Bisignani challenged governments to take a different approach with air transport.

“We have nationalistic rules for businesses that compete globally. And, in place of
a strong vision and leadership for our industry’s future, governments micro-manage
and mis-regulate. In Europe alone, mis-regulation and micro-management cost the
industry EUR 5.9 billion each year. We need modern rules that will allow us the same
freedoms that other global businesses take for granted. Ownership and control rules
that restrict access to global capital are of a different age. We need to run our
businesses like real businesses. Markets and competition must shape the future of
our industry, not the 60 year-old bilateral system,” said Bisignani.

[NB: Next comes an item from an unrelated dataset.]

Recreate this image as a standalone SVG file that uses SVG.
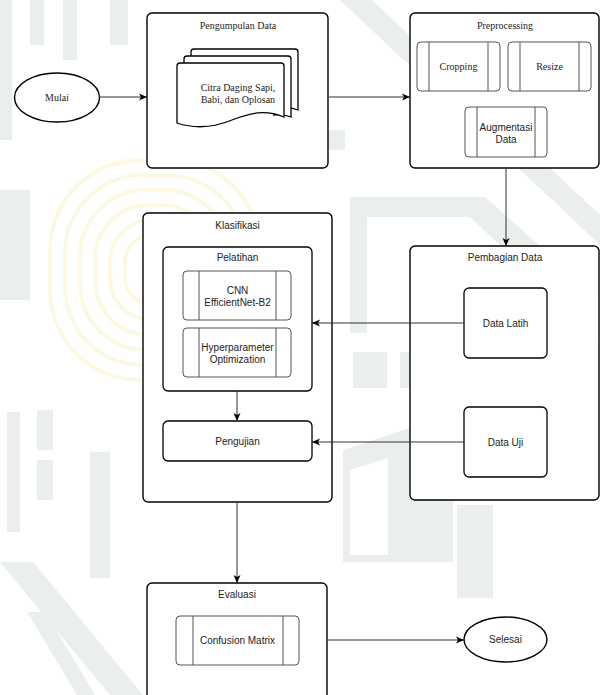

Bisignani drew a comparison between a deregulated telecommunications industry and
aviation.

“Both of these industries have importance as strategic components of a nation’s
infrastructure. For both, deregulation resulted in declining yields in excess of 30%
between 1991 and 2004. But the playing fields are completely different. The telecom
industry has access to global capital, facilitating cross-border mergers. Customers
are well-served and the companies are financially healthy. Air transport is
fragmented, constrained and, as a result, a financial disaster in many places.
Governments agreed on progressive liberalisation through the International Civil
Aviation Organization (ICAO). It is time for government leadership to implement the
vision,” said Bisignani.

Urgent action is needed.

“The livelihood of 28 million people in aviation and aviation related activities and
US$1.8 trillion of economic activity are at stake. Governments must act quickly in
areas that are their responsibility and then get out of the way. We need to get on
with business,” concluded Bisignani.